** START OF RECORDED INFORMATION **
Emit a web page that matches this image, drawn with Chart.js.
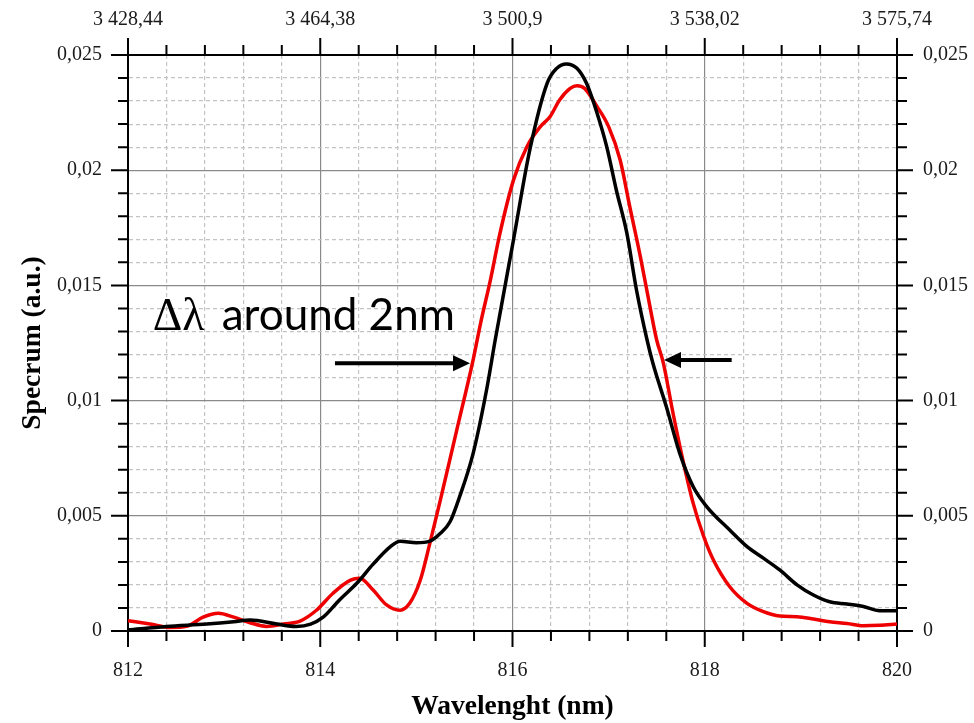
<!DOCTYPE html>
<html>
<head>
<meta charset="utf-8">
<script src="https://cdn.jsdelivr.net/npm/chart.js@4.4.1/dist/chart.umd.min.js"></script>
<style>
  html, body { margin: 0; padding: 0; background: #fff; }
  #chart { display: block; }
</style>
</head>
<body>
<canvas id="chart" width="974" height="723"></canvas>
<script>
// spectre noir (mesure 1)
const blackWl = [812.0, 812.4, 812.82, 813.1, 813.27, 813.55, 813.75, 813.9, 814.03, 814.2, 814.38, 814.55, 814.73, 814.83, 815.0, 815.14, 815.25, 815.35, 815.45, 815.59, 815.73, 815.82, 816.01, 816.18, 816.36, 816.46, 816.56, 816.67, 816.77, 816.88, 816.98, 817.08, 817.19, 817.29, 817.4, 817.46, 817.6, 817.74, 817.88, 818.02, 818.26, 818.44, 818.61, 818.78, 818.96, 819.13, 819.3, 819.48, 819.65, 819.82, 820.0];
const blackSpec = [0.00005, 0.0002, 0.0003, 0.0004, 0.00048, 0.0003, 0.0002, 0.0003, 0.0006, 0.00135, 0.00207, 0.0029, 0.00366, 0.0039, 0.00383, 0.0039, 0.00424, 0.00474, 0.00583, 0.0077, 0.01046, 0.01263, 0.01697, 0.02088, 0.02377, 0.02442, 0.02461, 0.02442, 0.02377, 0.02247, 0.02102, 0.01914, 0.01726, 0.0148, 0.01263, 0.01163, 0.00974, 0.00771, 0.00626, 0.0054, 0.00438, 0.00366, 0.00316, 0.00265, 0.002, 0.00156, 0.00127, 0.00117, 0.00106, 0.00088, 0.00088];

// spectre rouge (mesure 2)
const redWl = [812.0, 812.23, 812.44, 812.61, 812.78, 812.94, 813.1, 813.27, 813.44, 813.62, 813.79, 813.96, 814.13, 814.31, 814.41, 814.55, 814.69, 814.83, 814.93, 815.04, 815.14, 815.25, 815.42, 815.59, 815.67, 815.77, 815.87, 816.01, 816.15, 816.29, 816.39, 816.49, 816.6, 816.67, 816.75, 816.88, 817.0, 817.12, 817.22, 817.33, 817.43, 817.5, 817.57, 817.67, 817.78, 817.88, 817.99, 818.09, 818.26, 818.44, 818.61, 818.78, 818.96, 819.13, 819.3, 819.48, 819.65, 819.82, 820.0];
const redSpec = [0.00045, 0.0003, 0.00015, 0.0002, 0.0006, 0.00077, 0.0006, 0.00036, 0.0002, 0.0003, 0.00043, 0.0009, 0.00163, 0.0022, 0.00229, 0.00178, 0.00113, 0.0009, 0.0012, 0.0022, 0.0038, 0.00569, 0.00872, 0.01176, 0.0134, 0.01523, 0.01727, 0.01957, 0.02102, 0.02189, 0.02232, 0.02305, 0.02355, 0.02367, 0.02355, 0.02276, 0.02189, 0.02044, 0.01842, 0.01625, 0.01408, 0.01263, 0.01162, 0.00945, 0.00728, 0.00554, 0.00409, 0.00308, 0.00192, 0.0012, 0.00084, 0.00065, 0.00062, 0.00052, 0.0004, 0.00033, 0.00023, 0.00025, 0.0003];

// graduations
const xTickLabels = ['812', '814', '816', '818', '820'];
const topTickLabels = ['3 428,44', '3 464,38', '3 500,9', '3 538,02', '3 575,74'];
const yTickLabels = ['0', '0,005', '0,01', '0,015', '0,02', '0,025'];

const xMin = 812, xMax = 820, xMajor = 2, xMinor = 0.4;
const yMin = 0, yMax = 0.025, yMajor = 0.005, yMinor = 0.001;

// annotation (coordonnées en données)
const noteSymbol = 'Δλ';
const noteText = 'around 2nm';
const notePos = { x: 812.257, y: 0.01306 };
const arrowLeft = { from: { x: 814.153, y: 0.01162 }, to: { x: 815.558, y: 0.01162 } };
const arrowRight = { from: { x: 818.28, y: 0.01176 }, to: { x: 817.576, y: 0.01176 } };

const serif = '"Liberation Serif", "Times New Roman", serif';

function isMajor(v, step, start) {
  const k = (v - start) / step;
  return Math.abs(k - Math.round(k)) < 1e-6;
}
function stepTicks(min, max, step) {
  const out = [];
  const n = Math.round((max - min) / step);
  for (let i = 0; i <= n; i++) out.push({ value: +(min + i * step).toFixed(4) });
  return out;
}

const gridColor = (step, start) => c => isMajor(c.tick.value, step, start) ? '#8a8a8a' : '#c4c4c4';
const gridDash = (step, start) => c => (c.tick && !isMajor(c.tick.value, step, start)) ? [4, 3] : [];

// petites et grandes graduations sur les 4 côtés
const tickMarks = {
  id: 'tickMarks',
  afterDraw(chart) {
    const { ctx, chartArea: a, scales } = chart;
    ctx.save();
    ctx.strokeStyle = '#000';
    ctx.lineWidth = 2;
    ctx.beginPath();
    scales.x.ticks.forEach(t => {
      const px = scales.x.getPixelForValue(t.value);
      const len = isMajor(t.value, xMajor, xMin) ? 16 : 10;
      ctx.moveTo(px, a.bottom); ctx.lineTo(px, a.bottom + len);
    });
    scales.x2.ticks.forEach(t => {
      const px = scales.x2.getPixelForValue(t.value);
      const len = isMajor(t.value, xMajor, xMin) ? 17 : 10;
      ctx.moveTo(px, a.top); ctx.lineTo(px, a.top - len);
    });
    scales.y.ticks.forEach(t => {
      const py = scales.y.getPixelForValue(t.value);
      const len = isMajor(t.value, yMajor, yMin) ? 17 : 10;
      ctx.moveTo(a.left, py); ctx.lineTo(a.left - len, py);
    });
    scales.y2.ticks.forEach(t => {
      const py = scales.y2.getPixelForValue(t.value);
      const len = isMajor(t.value, yMajor, yMin) ? 16 : 10;
      ctx.moveTo(a.right, py); ctx.lineTo(a.right + len, py);
    });
    ctx.stroke();
    ctx.restore();
  }
};

function drawArrow(ctx, x1, y1, x2, y2) {
  const dir = Math.sign(x2 - x1);
  const head = 17, half = 8;
  ctx.beginPath();
  ctx.moveTo(x1, y1);
  ctx.lineTo(x2 - dir * head, y2);
  ctx.stroke();
  ctx.beginPath();
  ctx.moveTo(x2, y2);
  ctx.lineTo(x2 - dir * head, y2 - half);
  ctx.lineTo(x2 - dir * head, y2 + half);
  ctx.closePath();
  ctx.fill();
}

const noteLayer = {
  id: 'noteLayer',
  afterDatasetsDraw(chart) {
    const { ctx, scales: { x, y } } = chart;
    ctx.save();
    ctx.fillStyle = '#000';
    ctx.strokeStyle = '#000';
    ctx.lineWidth = 4;
    const tx = x.getPixelForValue(notePos.x);
    const ty = y.getPixelForValue(notePos.y);
    ctx.textBaseline = 'alphabetic';
    ctx.textAlign = 'left';
    ctx.font = '46px ' + serif;
    ctx.fillText(noteSymbol, tx, ty);
    ctx.font = '40px Lato';
    const w = ctx.measureText(noteText).width;
    const size = 40 * 233 / w;
    ctx.font = size.toFixed(1) + 'px Lato';
    ctx.fillText(noteText, tx + 69, ty);

    drawArrow(ctx, x.getPixelForValue(arrowLeft.from.x), y.getPixelForValue(arrowLeft.from.y),
      x.getPixelForValue(arrowLeft.to.x), y.getPixelForValue(arrowLeft.to.y));
    drawArrow(ctx, x.getPixelForValue(arrowRight.from.x), y.getPixelForValue(arrowRight.from.y),
      x.getPixelForValue(arrowRight.to.x), y.getPixelForValue(arrowRight.to.y));
    ctx.restore();
  }
};

const tickFont = { family: serif, size: 20 };
const titleFont = { family: serif, size: 27.5, weight: 'bold', lineHeight: 1.2 };

new Chart(document.getElementById('chart'), {
  type: 'scatter',
  data: {
    datasets: [
      {
        label: 'noir',
        data: blackWl.map((w, i) => ({ x: w, y: blackSpec[i] })),
        showLine: true,
        borderColor: '#000000',
        borderWidth: 3.5,
        pointRadius: 0,
        cubicInterpolationMode: 'monotone'
      },
      {
        label: 'rouge',
        data: redWl.map((w, i) => ({ x: w, y: redSpec[i] })),
        showLine: true,
        borderColor: '#ee0000',
        borderWidth: 3.5,
        pointRadius: 0,
        cubicInterpolationMode: 'monotone'
      }
    ]
  },
  options: {
    responsive: false,
    animation: false,
    devicePixelRatio: 1,
    layout: { padding: 0 },
    plugins: {
      legend: { display: false },
      tooltip: { enabled: false }
    },
    scales: {
      x: {
        type: 'linear',
        position: 'bottom',
        min: xMin,
        max: xMax,
        afterBuildTicks: s => { s.ticks = stepTicks(xMin, xMax, xMinor); },
        afterFit: s => { s.height = 92; },
        ticks: {
          autoSkip: false,
          maxRotation: 0,
          padding: 28,
          color: '#1a1a1a',
          font: tickFont,
          callback: v => isMajor(v, xMajor, xMin) ? xTickLabels[Math.round((v - xMin) / xMajor)] : ''
        },
        grid: {
          drawTicks: false,
          color: gridColor(xMajor, xMin),
          lineWidth: 1.2
        },
        border: { display: true, color: '#000', width: 2, dash: gridDash(xMajor, xMin) },
        title: { display: true, text: 'Wavelenght (nm)', color: '#000', font: titleFont, padding: { top: 0, bottom: 0 } }
      },
      x2: {
        type: 'linear',
        position: 'top',
        min: xMin,
        max: xMax,
        afterBuildTicks: s => { s.ticks = stepTicks(xMin, xMax, xMinor); },
        afterFit: s => { s.height = 55; },
        ticks: {
          autoSkip: false,
          maxRotation: 0,
          padding: 23,
          color: '#1a1a1a',
          font: tickFont,
          callback: v => isMajor(v, xMajor, xMin) ? topTickLabels[Math.round((v - xMin) / xMajor)] : ''
        },
        grid: { drawTicks: false, drawOnChartArea: false },
        border: { display: true, color: '#000', width: 2 }
      },
      y: {
        type: 'linear',
        position: 'left',
        min: yMin,
        max: yMax,
        afterBuildTicks: s => { s.ticks = stepTicks(yMin, yMax, yMinor); },
        afterFit: s => { s.width = 128; },
        ticks: {
          autoSkip: false,
          padding: 26,
          color: '#1a1a1a',
          font: tickFont,
          callback: v => isMajor(v, yMajor, yMin) ? yTickLabels[Math.round(v / yMajor)] : ''
        },
        grid: {
          drawTicks: false,
          color: gridColor(yMajor, yMin),
          lineWidth: 1.2
        },
        border: { display: true, color: '#000', width: 2, dash: gridDash(yMajor, yMin) },
        title: { display: true, text: 'Specrum (a.u.)', color: '#000', font: titleFont, padding: { top: 16, bottom: 0 } }
      },
      y2: {
        type: 'linear',
        position: 'right',
        min: yMin,
        max: yMax,
        afterBuildTicks: s => { s.ticks = stepTicks(yMin, yMax, yMinor); },
        afterFit: s => { s.width = 77; },
        ticks: {
          autoSkip: false,
          padding: 26,
          color: '#1a1a1a',
          font: tickFont,
          callback: v => isMajor(v, yMajor, yMin) ? yTickLabels[Math.round(v / yMajor)] : ''
        },
        grid: { drawTicks: false, drawOnChartArea: false },
        border: { display: true, color: '#000', width: 2 }
      }
    }
  },
  plugins: [tickMarks, noteLayer]
});
</script>
</body>
</html>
** END OF RECORDED INFORMATION **
### GIVEN TASK
Reproduce only the lines from the beginning of the data through the line that contains "0.00106, 0.00088, 0.00088];", both included, and please drop the pictures.

### ANSWER TO THE PROBLEM
Emit a web page that matches this image, drawn with Chart.js.
<!DOCTYPE html>
<html>
<head>
<meta charset="utf-8">
<script src="https://cdn.jsdelivr.net/npm/chart.js@4.4.1/dist/chart.umd.min.js"></script>
<style>
  html, body { margin: 0; padding: 0; background: #fff; }
  #chart { display: block; }
</style>
</head>
<body>
<canvas id="chart" width="974" height="723"></canvas>
<script>
// spectre noir (mesure 1)
const blackWl = [812.0, 812.4, 812.82, 813.1, 813.27, 813.55, 813.75, 813.9, 814.03, 814.2, 814.38, 814.55, 814.73, 814.83, 815.0, 815.14, 815.25, 815.35, 815.45, 815.59, 815.73, 815.82, 816.01, 816.18, 816.36, 816.46, 816.56, 816.67, 816.77, 816.88, 816.98, 817.08, 817.19, 817.29, 817.4, 817.46, 817.6, 817.74, 817.88, 818.02, 818.26, 818.44, 818.61, 818.78, 818.96, 819.13, 819.3, 819.48, 819.65, 819.82, 820.0];
const blackSpec = [0.00005, 0.0002, 0.0003, 0.0004, 0.00048, 0.0003, 0.0002, 0.0003, 0.0006, 0.00135, 0.00207, 0.0029, 0.00366, 0.0039, 0.00383, 0.0039, 0.00424, 0.00474, 0.00583, 0.0077, 0.01046, 0.01263, 0.01697, 0.02088, 0.02377, 0.02442, 0.02461, 0.02442, 0.02377, 0.02247, 0.02102, 0.01914, 0.01726, 0.0148, 0.01263, 0.01163, 0.00974, 0.00771, 0.00626, 0.0054, 0.00438, 0.00366, 0.00316, 0.00265, 0.002, 0.00156, 0.00127, 0.00117, 0.00106, 0.00088, 0.00088];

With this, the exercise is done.